-- START Raw data --

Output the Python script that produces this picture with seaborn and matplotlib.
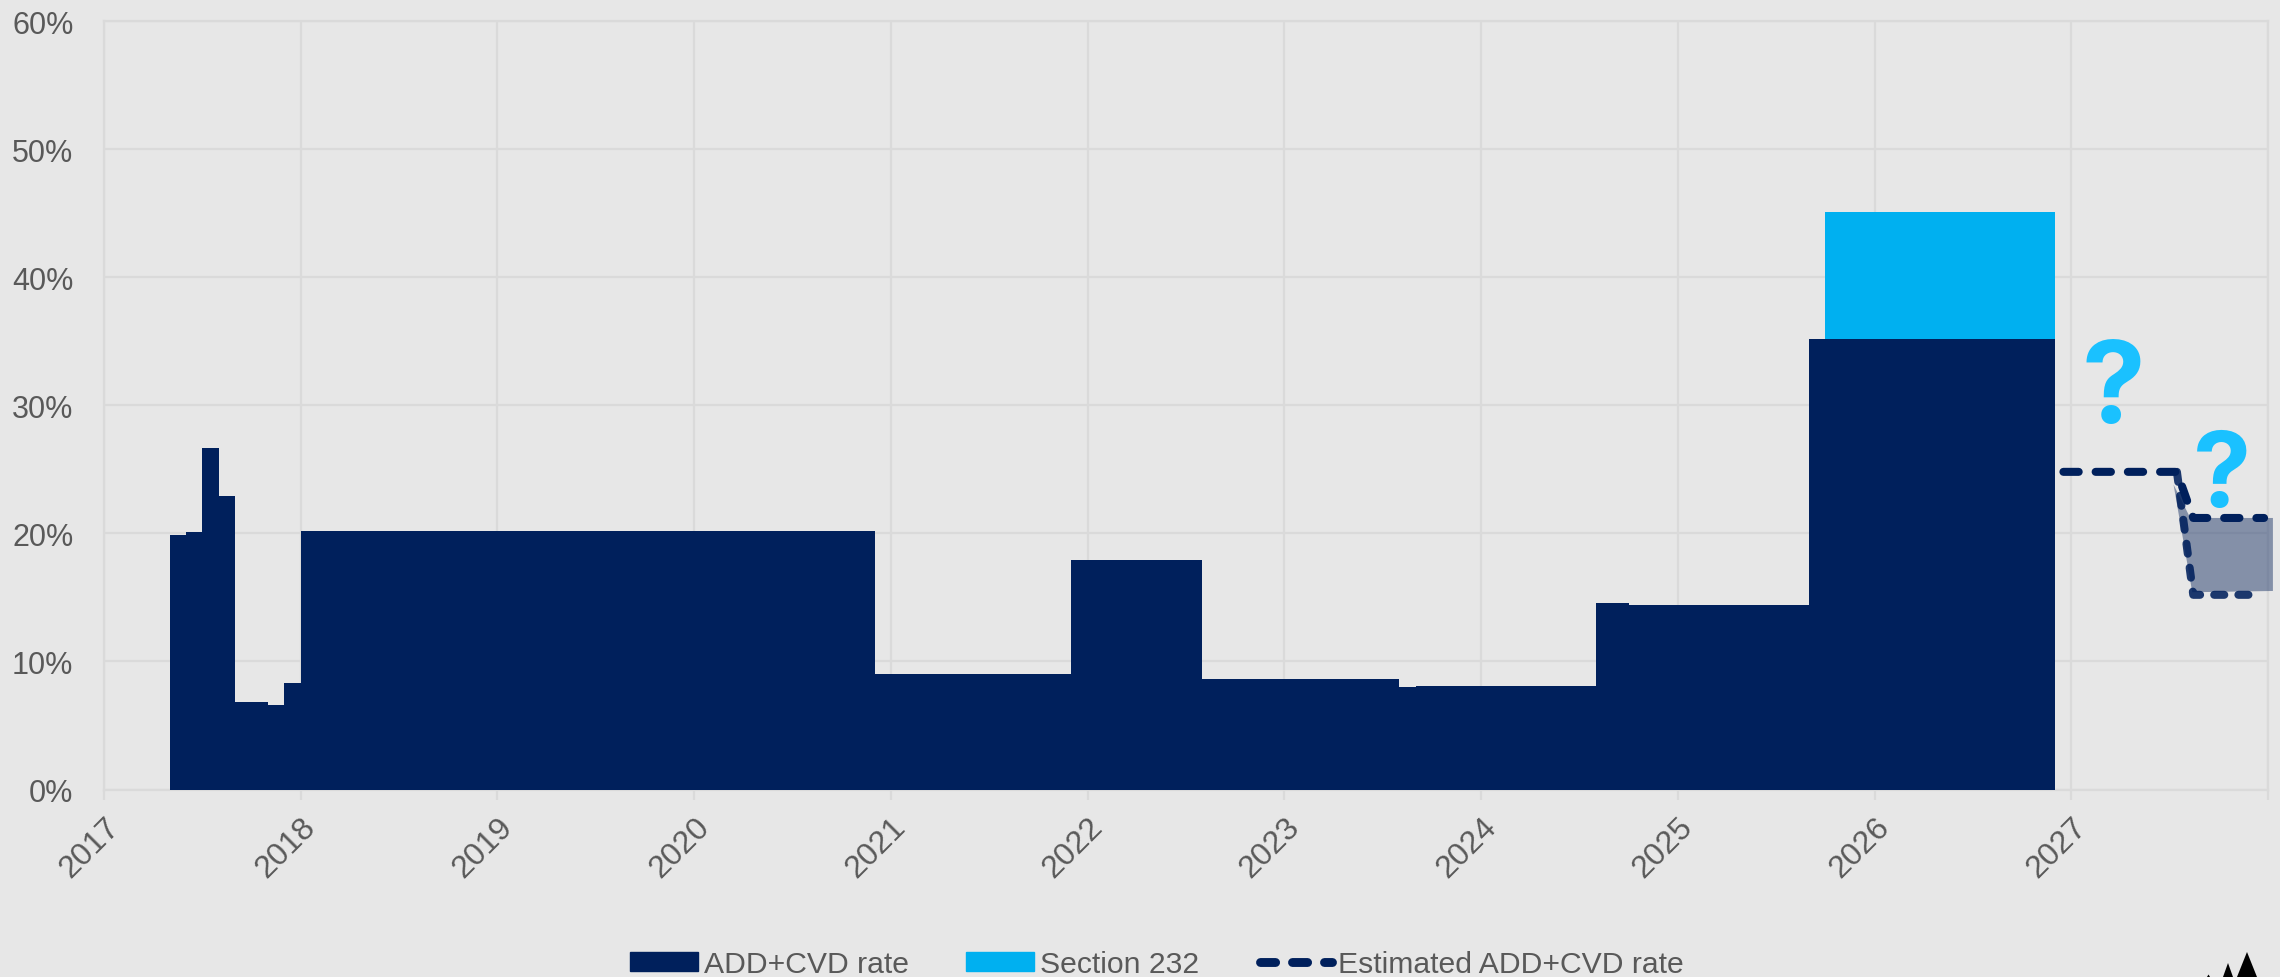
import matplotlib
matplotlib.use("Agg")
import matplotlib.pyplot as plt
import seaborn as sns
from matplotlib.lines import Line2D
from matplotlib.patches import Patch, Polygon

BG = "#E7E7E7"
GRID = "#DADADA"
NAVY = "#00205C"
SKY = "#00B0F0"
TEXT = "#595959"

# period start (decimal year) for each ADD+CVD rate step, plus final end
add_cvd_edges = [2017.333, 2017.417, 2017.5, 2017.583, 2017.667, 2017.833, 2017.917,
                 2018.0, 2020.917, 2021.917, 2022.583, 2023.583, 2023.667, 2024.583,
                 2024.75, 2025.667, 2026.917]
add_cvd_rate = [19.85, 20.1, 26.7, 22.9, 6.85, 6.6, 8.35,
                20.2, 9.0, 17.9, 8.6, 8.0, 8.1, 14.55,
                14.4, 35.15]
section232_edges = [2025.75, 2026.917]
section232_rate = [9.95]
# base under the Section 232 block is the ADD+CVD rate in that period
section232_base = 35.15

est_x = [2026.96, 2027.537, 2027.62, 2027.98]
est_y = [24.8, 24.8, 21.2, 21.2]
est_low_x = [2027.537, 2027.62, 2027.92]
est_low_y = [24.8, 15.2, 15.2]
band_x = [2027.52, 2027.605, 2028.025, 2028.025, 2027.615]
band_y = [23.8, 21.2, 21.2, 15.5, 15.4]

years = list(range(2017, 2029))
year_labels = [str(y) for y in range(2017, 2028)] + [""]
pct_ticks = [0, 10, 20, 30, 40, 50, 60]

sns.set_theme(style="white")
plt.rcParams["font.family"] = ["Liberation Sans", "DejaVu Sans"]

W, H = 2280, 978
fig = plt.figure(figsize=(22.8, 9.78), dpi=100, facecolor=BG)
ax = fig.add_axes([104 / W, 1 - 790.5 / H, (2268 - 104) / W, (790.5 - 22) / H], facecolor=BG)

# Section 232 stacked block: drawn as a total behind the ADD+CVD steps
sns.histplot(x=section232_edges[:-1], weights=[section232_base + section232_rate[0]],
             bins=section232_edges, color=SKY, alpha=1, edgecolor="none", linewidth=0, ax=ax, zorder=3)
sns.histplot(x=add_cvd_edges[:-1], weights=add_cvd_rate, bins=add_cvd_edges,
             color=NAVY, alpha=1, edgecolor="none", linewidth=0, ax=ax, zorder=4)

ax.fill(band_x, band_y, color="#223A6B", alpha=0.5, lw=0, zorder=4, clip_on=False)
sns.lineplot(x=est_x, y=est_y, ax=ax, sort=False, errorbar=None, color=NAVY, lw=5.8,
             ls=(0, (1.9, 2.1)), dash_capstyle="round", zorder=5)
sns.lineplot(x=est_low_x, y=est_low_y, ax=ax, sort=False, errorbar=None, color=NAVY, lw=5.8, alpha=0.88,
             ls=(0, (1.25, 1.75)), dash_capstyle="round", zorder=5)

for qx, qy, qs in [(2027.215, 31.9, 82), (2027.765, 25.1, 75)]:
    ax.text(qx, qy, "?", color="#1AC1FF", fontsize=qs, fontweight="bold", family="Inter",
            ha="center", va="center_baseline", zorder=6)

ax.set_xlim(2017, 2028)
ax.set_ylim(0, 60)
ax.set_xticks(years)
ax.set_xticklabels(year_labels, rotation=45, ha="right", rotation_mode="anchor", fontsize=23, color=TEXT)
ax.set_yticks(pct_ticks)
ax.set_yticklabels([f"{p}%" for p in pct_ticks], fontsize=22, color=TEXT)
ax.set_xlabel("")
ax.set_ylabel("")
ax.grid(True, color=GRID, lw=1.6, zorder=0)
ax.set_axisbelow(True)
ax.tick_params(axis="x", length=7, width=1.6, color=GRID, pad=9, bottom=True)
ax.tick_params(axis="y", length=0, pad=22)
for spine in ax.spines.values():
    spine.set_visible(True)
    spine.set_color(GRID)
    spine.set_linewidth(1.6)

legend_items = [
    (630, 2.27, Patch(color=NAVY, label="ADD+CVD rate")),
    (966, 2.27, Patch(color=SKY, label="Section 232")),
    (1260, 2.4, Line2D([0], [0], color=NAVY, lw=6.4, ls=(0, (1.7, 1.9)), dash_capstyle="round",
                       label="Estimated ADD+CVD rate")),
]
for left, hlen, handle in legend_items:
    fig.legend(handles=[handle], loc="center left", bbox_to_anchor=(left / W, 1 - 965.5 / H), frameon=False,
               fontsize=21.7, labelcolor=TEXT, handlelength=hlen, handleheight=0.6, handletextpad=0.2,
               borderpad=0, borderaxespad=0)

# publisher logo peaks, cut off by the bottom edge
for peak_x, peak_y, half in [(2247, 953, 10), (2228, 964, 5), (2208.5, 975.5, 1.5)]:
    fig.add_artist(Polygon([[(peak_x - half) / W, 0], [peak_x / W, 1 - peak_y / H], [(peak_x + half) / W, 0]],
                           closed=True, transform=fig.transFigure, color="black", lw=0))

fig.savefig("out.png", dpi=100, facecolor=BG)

-- END Raw data --
-- START Raw data --

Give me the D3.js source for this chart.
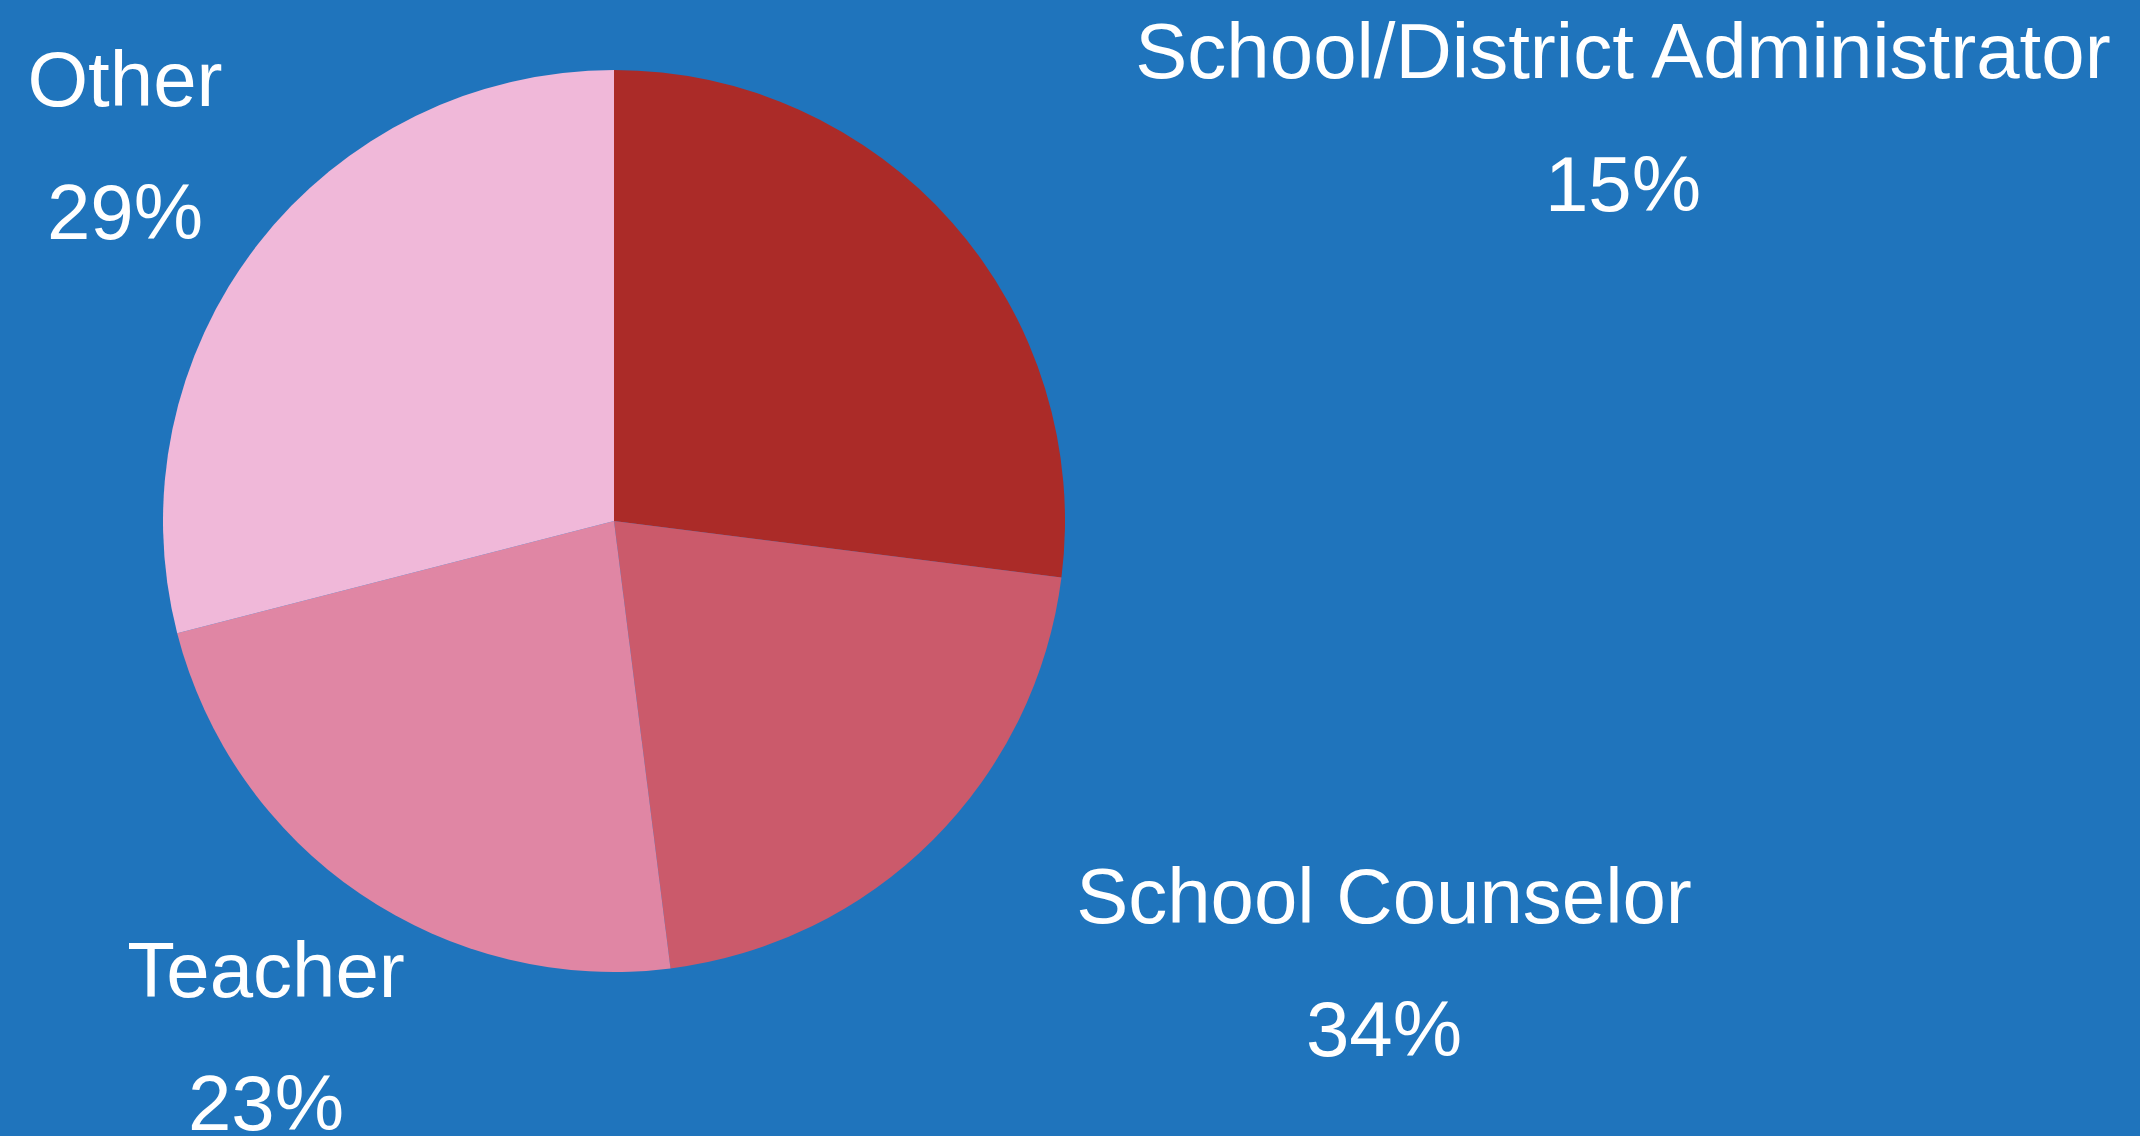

-- END Raw data --
-- START Raw data --

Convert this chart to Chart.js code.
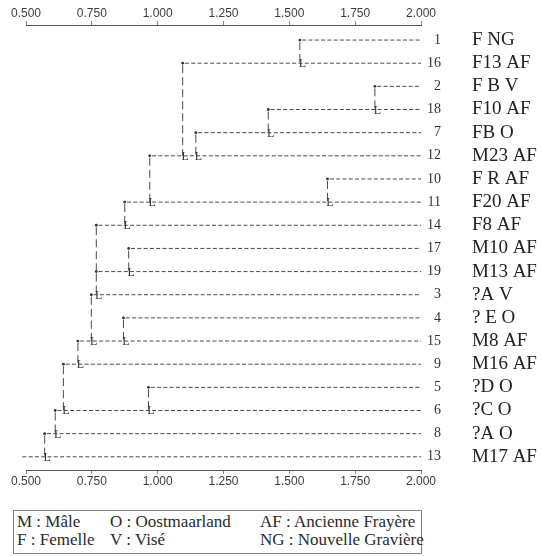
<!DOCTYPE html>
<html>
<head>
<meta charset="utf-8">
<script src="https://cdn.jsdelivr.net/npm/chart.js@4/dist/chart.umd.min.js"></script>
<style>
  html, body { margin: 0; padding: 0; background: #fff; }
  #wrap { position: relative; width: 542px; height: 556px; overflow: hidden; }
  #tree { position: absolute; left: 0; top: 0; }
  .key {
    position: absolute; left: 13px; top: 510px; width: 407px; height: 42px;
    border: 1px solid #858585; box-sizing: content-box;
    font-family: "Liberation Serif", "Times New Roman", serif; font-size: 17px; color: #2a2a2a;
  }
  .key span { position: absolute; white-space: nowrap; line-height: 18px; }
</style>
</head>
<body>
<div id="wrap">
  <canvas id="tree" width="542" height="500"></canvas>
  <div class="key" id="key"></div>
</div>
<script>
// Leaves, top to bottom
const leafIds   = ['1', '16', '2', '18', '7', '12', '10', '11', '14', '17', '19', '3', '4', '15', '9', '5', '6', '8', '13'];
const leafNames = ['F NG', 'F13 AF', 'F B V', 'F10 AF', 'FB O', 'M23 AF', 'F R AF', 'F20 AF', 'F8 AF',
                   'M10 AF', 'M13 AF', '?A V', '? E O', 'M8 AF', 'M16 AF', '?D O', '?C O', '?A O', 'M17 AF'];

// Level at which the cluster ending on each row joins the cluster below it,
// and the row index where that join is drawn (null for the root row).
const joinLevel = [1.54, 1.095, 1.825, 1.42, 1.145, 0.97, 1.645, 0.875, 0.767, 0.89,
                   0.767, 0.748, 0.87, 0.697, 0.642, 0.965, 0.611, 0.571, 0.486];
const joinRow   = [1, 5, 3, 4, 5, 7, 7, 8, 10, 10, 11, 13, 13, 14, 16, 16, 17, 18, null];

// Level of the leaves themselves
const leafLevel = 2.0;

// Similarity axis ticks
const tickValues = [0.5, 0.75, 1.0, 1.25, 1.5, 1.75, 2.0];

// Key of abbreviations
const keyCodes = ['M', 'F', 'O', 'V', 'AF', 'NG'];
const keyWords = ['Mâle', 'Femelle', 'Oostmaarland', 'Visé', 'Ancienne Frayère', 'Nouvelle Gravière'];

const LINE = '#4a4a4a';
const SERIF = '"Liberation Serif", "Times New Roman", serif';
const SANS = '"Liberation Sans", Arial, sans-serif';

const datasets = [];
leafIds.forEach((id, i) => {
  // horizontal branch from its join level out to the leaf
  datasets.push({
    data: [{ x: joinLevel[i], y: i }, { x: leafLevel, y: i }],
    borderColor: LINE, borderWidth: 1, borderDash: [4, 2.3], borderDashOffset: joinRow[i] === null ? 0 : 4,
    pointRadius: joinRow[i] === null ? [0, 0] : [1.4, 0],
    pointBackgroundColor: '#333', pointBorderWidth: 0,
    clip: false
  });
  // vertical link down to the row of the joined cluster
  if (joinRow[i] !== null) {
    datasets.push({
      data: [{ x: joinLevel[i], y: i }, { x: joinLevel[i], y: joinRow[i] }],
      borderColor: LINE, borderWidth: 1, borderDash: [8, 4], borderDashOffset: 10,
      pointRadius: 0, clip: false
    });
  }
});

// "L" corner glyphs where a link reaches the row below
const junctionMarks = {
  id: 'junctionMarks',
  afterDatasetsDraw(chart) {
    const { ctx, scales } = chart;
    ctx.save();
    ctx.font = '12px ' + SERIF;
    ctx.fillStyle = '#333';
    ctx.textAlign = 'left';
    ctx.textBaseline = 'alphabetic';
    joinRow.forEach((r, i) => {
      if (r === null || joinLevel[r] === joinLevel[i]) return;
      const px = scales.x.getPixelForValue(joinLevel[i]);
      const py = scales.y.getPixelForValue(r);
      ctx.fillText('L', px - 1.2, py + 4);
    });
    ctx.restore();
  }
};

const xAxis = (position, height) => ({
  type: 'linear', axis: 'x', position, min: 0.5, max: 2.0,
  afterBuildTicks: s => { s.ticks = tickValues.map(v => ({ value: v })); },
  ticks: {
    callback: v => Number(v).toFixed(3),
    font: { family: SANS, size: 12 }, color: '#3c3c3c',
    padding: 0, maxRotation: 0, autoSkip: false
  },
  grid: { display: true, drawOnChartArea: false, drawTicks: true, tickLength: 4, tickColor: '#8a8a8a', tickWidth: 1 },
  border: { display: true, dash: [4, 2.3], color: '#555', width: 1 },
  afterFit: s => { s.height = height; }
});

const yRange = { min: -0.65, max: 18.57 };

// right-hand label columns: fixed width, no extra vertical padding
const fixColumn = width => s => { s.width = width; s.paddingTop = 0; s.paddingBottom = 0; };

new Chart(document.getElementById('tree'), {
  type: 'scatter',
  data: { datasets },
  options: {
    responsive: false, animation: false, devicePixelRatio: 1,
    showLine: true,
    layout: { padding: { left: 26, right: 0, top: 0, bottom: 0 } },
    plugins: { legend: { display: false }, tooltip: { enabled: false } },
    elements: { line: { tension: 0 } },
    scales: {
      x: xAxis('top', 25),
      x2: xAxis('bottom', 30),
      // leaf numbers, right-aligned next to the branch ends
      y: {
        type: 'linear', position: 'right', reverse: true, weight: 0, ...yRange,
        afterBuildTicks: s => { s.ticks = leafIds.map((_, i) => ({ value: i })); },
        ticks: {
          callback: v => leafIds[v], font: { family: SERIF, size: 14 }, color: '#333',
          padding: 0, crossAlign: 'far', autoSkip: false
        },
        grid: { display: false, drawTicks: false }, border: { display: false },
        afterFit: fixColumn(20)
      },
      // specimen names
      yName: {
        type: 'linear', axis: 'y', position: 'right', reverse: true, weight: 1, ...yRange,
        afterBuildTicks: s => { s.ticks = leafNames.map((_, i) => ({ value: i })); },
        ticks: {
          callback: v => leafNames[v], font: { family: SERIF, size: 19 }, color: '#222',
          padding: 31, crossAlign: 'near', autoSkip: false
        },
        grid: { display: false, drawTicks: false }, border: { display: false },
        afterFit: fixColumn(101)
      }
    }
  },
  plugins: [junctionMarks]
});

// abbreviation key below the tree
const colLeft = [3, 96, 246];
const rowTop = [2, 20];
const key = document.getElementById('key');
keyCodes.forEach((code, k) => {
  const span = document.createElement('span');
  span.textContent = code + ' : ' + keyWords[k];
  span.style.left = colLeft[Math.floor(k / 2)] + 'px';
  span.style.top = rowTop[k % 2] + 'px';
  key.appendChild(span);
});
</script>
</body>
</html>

-- END Raw data --

Repeat exactly the stretch of lines that opens with the line containing "Output the Python" and closes with the line containing "ax = fig.add_axes([104". Leave the pictures out, and add nothing.

Output the Python script that produces this picture with seaborn and matplotlib.
import matplotlib
matplotlib.use("Agg")
import matplotlib.pyplot as plt
import seaborn as sns
from matplotlib.lines import Line2D
from matplotlib.patches import Patch, Polygon

BG = "#E7E7E7"
GRID = "#DADADA"
NAVY = "#00205C"
SKY = "#00B0F0"
TEXT = "#595959"

# period start (decimal year) for each ADD+CVD rate step, plus final end
add_cvd_edges = [2017.333, 2017.417, 2017.5, 2017.583, 2017.667, 2017.833, 2017.917,
                 2018.0, 2020.917, 2021.917, 2022.583, 2023.583, 2023.667, 2024.583,
                 2024.75, 2025.667, 2026.917]
add_cvd_rate = [19.85, 20.1, 26.7, 22.9, 6.85, 6.6, 8.35,
                20.2, 9.0, 17.9, 8.6, 8.0, 8.1, 14.55,
                14.4, 35.15]
section232_edges = [2025.75, 2026.917]
section232_rate = [9.95]
# base under the Section 232 block is the ADD+CVD rate in that period
section232_base = 35.15

est_x = [2026.96, 2027.537, 2027.62, 2027.98]
est_y = [24.8, 24.8, 21.2, 21.2]
est_low_x = [2027.537, 2027.62, 2027.92]
est_low_y = [24.8, 15.2, 15.2]
band_x = [2027.52, 2027.605, 2028.025, 2028.025, 2027.615]
band_y = [23.8, 21.2, 21.2, 15.5, 15.4]

years = list(range(2017, 2029))
year_labels = [str(y) for y in range(2017, 2028)] + [""]
pct_ticks = [0, 10, 20, 30, 40, 50, 60]

sns.set_theme(style="white")
plt.rcParams["font.family"] = ["Liberation Sans", "DejaVu Sans"]

W, H = 2280, 978
fig = plt.figure(figsize=(22.8, 9.78), dpi=100, facecolor=BG)
ax = fig.add_axes([104 / W, 1 - 790.5 / H, (2268 - 104) / W, (790.5 - 22) / H], facecolor=BG)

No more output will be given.